The high asset divorce of an infamous former New York governor from his wife caught the media's attention recently, so it could not be avoided by many Louisville, Kentucky readers. The settlement awarded the wife $7.5 million in cash and the New York City home. The ex-governor was ordered to pay $240,000 annually to his ex-wife until she remarries or dies. Although this divorce case became controversial due to the infidelity of the former governor, it is a better example of important lessons about divorce, financial security, and marital agreements.

"Gray Divorces"

This divorce also exemplifies "gray divorce," which involves people aged 50 and above. In the United States, it was estimated that one in four of all divorce cases in a recent calendar year were for couples ages 50 and over.

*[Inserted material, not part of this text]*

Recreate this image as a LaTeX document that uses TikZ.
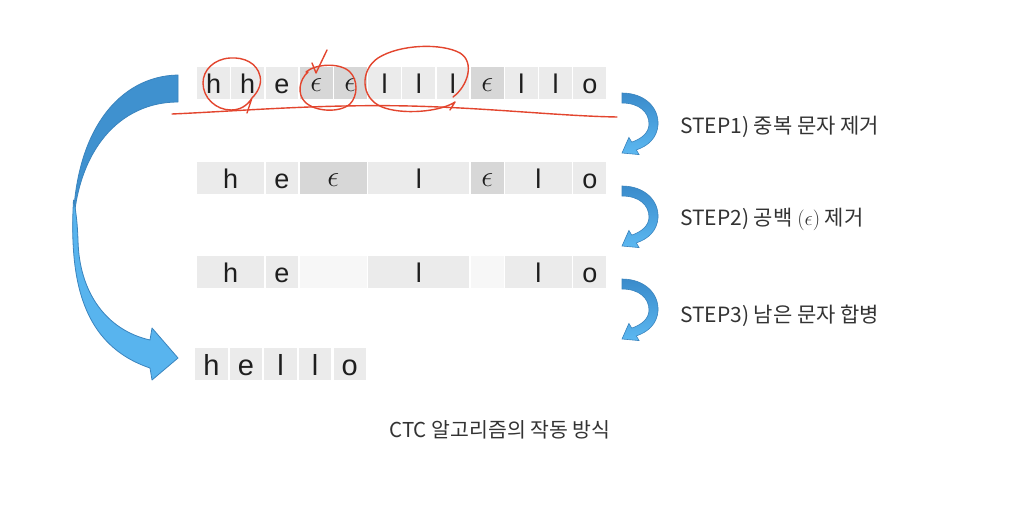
\documentclass[tikz,border=0pt]{standalone}
\usepackage{fontspec}
\setmainfont{Liberation Sans}
\newfontfamily\krfont{Noto Sans CJK KR}
\definecolor{cellg}{HTML}{EBEBEB}
\definecolor{celld}{HTML}{D7D7D7}
\definecolor{cellw}{HTML}{F7F7F7}
\definecolor{txt}{HTML}{1E1E1E}
\definecolor{labeltxt}{HTML}{333333}
\definecolor{redpen}{HTML}{E3452E}
\definecolor{bluetop}{HTML}{3A8BCB}
\definecolor{bluebot}{HTML}{5CB8F1}
\definecolor{blueedge}{HTML}{3A84BE}
\definecolor{bigdark}{HTML}{3F91CF}
\definecolor{biglight}{HTML}{58B4EE}
\newcommand\epsglyph{\raisebox{2pt}{\scalebox{1.2}{$\epsilon$}}}
\newcommand\epsparen{\scalebox{1.0}{$(\epsilon)$}}
\begin{document}
\begin{tikzpicture}[x=1pt,y=-1pt,
  cellbox/.style={anchor=north west, inner sep=0pt, draw=none, minimum height=32pt,
    text height=22pt, text depth=2pt, font=\fontsize{27}{27}\selectfont, text=txt},
  bigcell/.style={cellbox, text height=24pt, text depth=2pt, font=\fontsize{29}{29}\selectfont},
  pen/.style={draw=redpen, line width=1.4pt, line cap=round, line join=round},
  steplabel/.style={anchor=west, inner sep=0pt, font=\krfont\fontsize{21}{24}\selectfont, text=labeltxt},
  captionlabel/.style={anchor=center, inner sep=0pt, font=\krfont\fontsize{20.5}{24}\selectfont, text=labeltxt},
  bluearrow/.style={top color=bluetop, bottom color=bluebot, draw=blueedge, line width=0.6pt},
  bigarrow/.style={draw=blueedge, line width=0.8pt, line join=round},
]
\useasboundingbox (0,0) rectangle (1014,506);
\fill[white] (0,0) rectangle (1014,506);

% Row 1
\foreach \i/\t/\c in {0/h/cellg,1/h/cellg,2/e/cellg,3/{\epsglyph}/celld,4/{\epsglyph}/celld,
  5/l/cellg,6/l/cellg,7/l/cellg,8/{\epsglyph}/celld,9/l/cellg,10/l/cellg,11/o/cellg}{
  \pgfmathsetmacro\xx{197+34.2*\i}
  \node[cellbox, fill=\c, minimum width=32.7pt] (r1c\i) at (\xx,67) {\t};
}
% Row 2
\foreach \s/\n/\t/\c in {0/2/h/cellg,2/1/e/cellg,3/2/{\epsglyph}/celld,5/3/l/cellg,
  8/1/{\epsglyph}/celld,9/2/l/cellg,11/1/o/cellg}{
  \pgfmathsetmacro\xx{197+34.2*\s}
  \pgfmathsetmacro\ww{34.2*\n-1.5}
  \node[cellbox, fill=\c, minimum width=\ww pt] (r2c\s) at (\xx,162) {\t};
}
% Row 3
\foreach \s/\n/\t/\c in {0/2/h/cellg,2/1/e/cellg,3/2/{}/cellw,5/3/l/cellg,
  8/1/{}/cellw,9/2/l/cellg,11/1/o/cellg}{
  \pgfmathsetmacro\xx{197+34.2*\s}
  \pgfmathsetmacro\ww{34.2*\n-1.5}
  \node[cellbox, fill=\c, minimum width=\ww pt] (r3c\s) at (\xx,256) {\t};
}
% Row 4
\foreach \i/\t in {0/h,1/e,2/l,3/l,4/o}{
  \pgfmathsetmacro\xx{195+34.6*\i}
  \node[bigcell, fill=cellg, minimum width=32.3pt] (r4c\i) at (\xx,348) {\t};
}

% Big curved arrow on the left
\filldraw[bigarrow, fill=bigdark] (178,75) .. controls (120,76) and (73,130) .. (73,232)
  .. controls (76,150) and (120,102) .. (178,102) -- cycle;
\filldraw[bigarrow, fill=biglight] (73.5,200) .. controls (69,280) and (82,345) .. (150,368)
  -- (152,380) -- (178,358) -- (152,328) -- (150,340)
  .. controls (106,330) and (79,292) .. (78,240)
  .. controls (77.5,225) and (76,210) .. (73.5,200) -- cycle;

% Small step arrows
\foreach \yy in {93,186,279}{
  \begin{scope}[shift={(622,\yy)}]
    \shadedraw[bluearrow] (0,0) .. controls (22,0) and (37,14) .. (36,32)
      .. controls (35,45) and (26,53) .. (14.3,56.9) -- (17.1,61.6) -- (0,60)
      -- (6.9,44.4) -- (9.7,49.1) .. controls (19,46) and (27,40) .. (27,31)
      .. controls (27,19) and (17,10) .. (0,10) -- cycle;
  \end{scope}
}

% Step labels
\node[steplabel] (step1) at (680,127) {STEP1) 중복 문자 제거};
\node[steplabel] (step2) at (680,219) {STEP2) 공백 \epsparen{} 제거};
\node[steplabel] (step3) at (680,316) {STEP3) 남은 문자 합병};

% Caption
\node[captionlabel] (caption) at (500,430) {CTC 알고리즘의 작동 방식};

% Red hand-drawn annotations
\draw[pen] (252,98) .. controls (258,92) and (262,84) .. (260,76)
  .. controls (257,63) and (244,57) .. (230,58)
  .. controls (214,59) and (203,70) .. (203,83)
  .. controls (203,98) and (216,110) .. (231,110)
  .. controls (240,110) and (247,106) .. (252,98) -- (247,113);
\draw[pen] (306,72) .. controls (315,64) and (340,62) .. (350,72)
  .. controls (358,80) and (358,96) .. (350,104)
  .. controls (340,113) and (315,112) .. (305,102)
  .. controls (297,94) and (299,80) .. (308,72);
\draw[pen] (312,63) -- (316,73) -- (327,50);
\draw[pen] (453,97) .. controls (468,86) and (475,62) .. (460,53)
  .. controls (442,43) and (400,44) .. (378,58)
  .. controls (360,70) and (360,98) .. (382,107)
  .. controls (402,115) and (440,112) .. (455,102) -- (450,110);
\draw[pen] (172,114) .. controls (240,111) and (320,104) .. (410,106)
  .. controls (490,108) and (560,116) .. (617,117);
\end{tikzpicture}
\end{document}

Although gray divorces usually are spared from child custody conflicts and child support disputes, given that the couple's children should be adults, the end of a marriage this late in life may have a huge impact on the future financial stability of both spouses.

Prenuptial Agreements

In order to secure a spouse's finances, entering a prenuptial agreement may be a great idea. A prenuptial agreement is a written contract that identifies the financial rights and responsibilities of each party. This document addresses any assets owned by either or both parties and identifies properties exempted from the property division upon divorce. It can also shed light on how debts will be settled.

Discussing a premarital agreement with the other partner is usually challenging. Most of the challenges are often associated with the efficiency of the marital contract and guaranteeing that the document is enforceable. Spouses should remember that a prenuptial agreement must be in writing, must involve full disclosure of assets from both parties and must be completed long before the actual marriage ceremony. Otherwise, the document can be nullified, jeopardizing the document's purpose of protecting one party from a post-divorce financial disaster.